There’s been no shortage of “Barbenheimer” press, but none of it explains the success of these two movies. Nobody in “the Biz” said, “I think that the Barbie movie is going to make a billion dollars and that three-hour movie on the guy who created the atom bomb, maybe half-a-billion.” 

As I wrote in my last column, I loved Barbie and will likely see it again before the 47 sequels start dropping. I love that Director Greta Gerwig can now tell Hollywood she wants to make a musical about Marie Curie and someone will say, “Sure, go ahead.” (Note to Greta: If you do make a musical about Marie Curie, please credit me with inspiration.)

No matter how much Oppenheimer rakes in, there won’t be a sequel. Christopher Nolan’s Oppenheimer (R) already feels like two movies, a biopic on the title character and a courtroom drama about a guy 90% of the audience never heard of.

When we meet J. Robert “Oppie” Oppenheimer, he is a Jewish-American student, working towards his doctorate in physics at a German university. He moves on to become a professor at Berkeley and the King of Physics or something like that. Soon he is recruited by General Leslie Groves (a mustachioed Matt Damon) to head up the Manhattan Project with the goal of developing a nuclear weapon and ending World War II. 


Meanwhile Oppie flirts with the Communist Party and more than flirts with one of its troubled members, Jean Tatlock (Florence Pugh). He encounters and mingles with influential scientists, including Einstein (Tom Conti), and develops a complicated relationship with Admiral Lewis Strauss (Robert Downey, Jr.), but more on him later. 

In Los Alamos, Oppenheimer and his wife Kitty (Emily Blunt) form a community with all the other scientists and their families. Ultimately, they succeed in their mission and life takes a turn for Oppenheimer in 1954 when all that communist flirting comes back to haunt him and he fights to maintain his reputation and keep his security clearance.

It’s also 1959 when Strauss is hoping to be named Secretary of Commerce. His confirmation hearing becomes more complicated as the movie feeds us details about his work with Oppenheimer. 

You might know Cillian Murphy from supporting roles in Nolan’s previous films including Dunkirk, The Dark Knight and Inception or from the British series Peaky Blinders. He brings a thoughtful intensity and bravado to the younger Oppenheimer, and effortlessly conveys the guilt, conflict and sadness of his later years. Murphy is the earliest and strongest contender for the Best Actor Oscar in 2024. 


Most of the supporting roles are handled skillfully but they’re not fleshed out. Blunt has a couple of very effective scenes as does Pugh. Big names like Kenneth Brannagh and Gary Oldman score just minutes of screen time. Damon is on a roll after a terrific turn in Air, with another solid performance here, and provides the only moment of levity in the movie. 

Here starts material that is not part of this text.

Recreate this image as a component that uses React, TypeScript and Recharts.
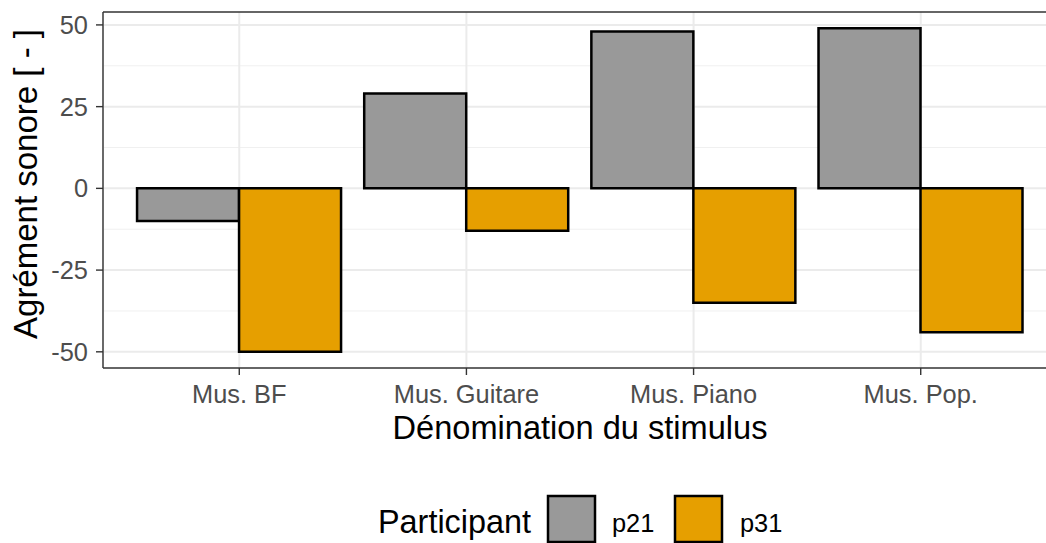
import { Bar, BarChart, CartesianGrid, Label, ReferenceLine, XAxis, YAxis } from "recharts";

const CATEGORIES = ["Mus. BF", "Mus. Guitare", "Mus. Piano", "Mus. Pop."];
const P21 = [-10, 29, 48, 49];
const P31 = [-50, -13, -35, -44];
const Y_TICKS = [-50, -25, 0, 25, 50];
const Y_MINOR = [-37.5, -12.5, 12.5, 37.5];
const Y_DOMAIN: [number, number] = [-54.95, 53.95];

const SERIES = [
  { key: "p21", color: "#999999" },
  { key: "p31", color: "#E69F00" },
];

const data = CATEGORIES.map((name, i) => ({ name, p21: P21[i], p31: P31[i] }));

const FONT = '"Liberation Sans", Arial, sans-serif';
const BORDER = "#333333";
const GRID = "#EBEBEB";

function XTitle({ viewBox }: any) {
  return (
    <text x={viewBox.x + viewBox.width / 2} y={viewBox.y + 71} textAnchor="middle" fontSize={32.6} fill="#000">
      Dénomination du stimulus
    </text>
  );
}

function YTitle({ viewBox }: any) {
  const x = viewBox.x + 37;
  const y = viewBox.y + viewBox.height / 2 - 6;
  return (
    <text x={x} y={y} transform={`rotate(-90, ${x}, ${y})`} textAnchor="middle" fontSize={33} fill="#000">
      Agrément sonore [ - ]
    </text>
  );
}

function LegendBox() {
  return (
    <svg width={1046} height={60} style={{ position: "absolute", left: 0, top: 483 }}>
      <text x={378} y={50} fontSize={32.4} fill="#000">Participant</text>
      <rect x={548} y={13} width={47} height={46} fill={SERIES[0].color} stroke="#000" strokeWidth={2.5} />
      <text x={612} y={49} fontSize={25.4} fill="#000">p21</text>
      <rect x={675} y={13} width={47} height={46} fill={SERIES[1].color} stroke="#000" strokeWidth={2.5} />
      <text x={740} y={49} fontSize={25.4} fill="#000">p31</text>
    </svg>
  );
}

export default function App() {
  return (
    <div
      style={{
        position: "absolute",
        left: 0,
        top: 0,
        width: 1046,
        height: 543,
        overflow: "hidden",
        background: "#fff",
        fontFamily: FONT,
      }}
    >
      <BarChart
        width={1060}
        height={543}
        data={data}
        margin={{ top: 12, right: 3, left: 0, bottom: 95 }}
        barCategoryGap="5%"
        barGap={0}
      >
        <CartesianGrid horizontalValues={Y_MINOR} vertical={false} stroke="#F0F0F0" strokeWidth={1} />
        <CartesianGrid horizontalValues={Y_TICKS} stroke={GRID} strokeWidth={2} />
        <XAxis
          dataKey="name"
          height={80}
          padding={{ left: 22.7, right: 22.7 }}
          tickSize={7}
          tickMargin={10}
          tick={{ fill: "#4D4D4D", fontSize: 25.4 }}
          tickLine={{ stroke: BORDER, strokeWidth: 1.4 }}
          axisLine={{ stroke: BORDER, strokeWidth: 1.4 }}
        >
          <Label content={XTitle} />
        </XAxis>
        <YAxis
          width={103}
          domain={Y_DOMAIN}
          ticks={Y_TICKS}
          allowDataOverflow
          tickSize={7}
          tickMargin={8}
          tick={{ fill: "#4D4D4D", fontSize: 25.4 }}
          tickLine={{ stroke: BORDER, strokeWidth: 1.4 }}
          axisLine={{ stroke: BORDER, strokeWidth: 1.4 }}
        >
          <Label content={YTitle} />
        </YAxis>
        <ReferenceLine y={Y_DOMAIN[1]} stroke={BORDER} strokeWidth={1.4} />
        {SERIES.map((s) => (
          <Bar key={s.key} dataKey={s.key} fill={s.color} stroke="#000" strokeWidth={2.5} isAnimationActive={false} />
        ))}
      </BarChart>
      <LegendBox />
    </div>
  );
}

Most impressive is Downey Jr. as the enigmatic Strauss, reminding us once again that he is much more than Ironman and one of this generation’s most nimble and charismatic actors. Downey Jr. gracefully reveals the layers of Strauss’s character and could be right up there with Murphy on Oscar night. 

I’m not convinced it was worth seeing Oppenheimer in IMAX. Yes, the visuals are occasionally breathtaking, but at least half the movie is set in classrooms and courtrooms. So, unless you have always wanted to see Downey Jr. sweat in IMAX, you can skip it. 

IMAX may have also contributed to Emma and me feeling at times overwhelmed by Ludwig Göransson’s soundtrack. When you have great actors delivering well-written dialogue, you don’t have to pummel the audience with intrusive music and noise, telling us how to feel.

Some people are complaining that Nolan’s screenplay, based on the 2005 Pulitzer Prize winning biography, American Prometheus, doesn’t address the lingering effects of the Manhattan Project in New Mexico or of the bombs on Japan. Point taken, but Nolan’s work is intelligent, informative and riveting. You’ll leave Oppenheimer feeling smarter than you felt three hours earlier. And that is a rare thing these days.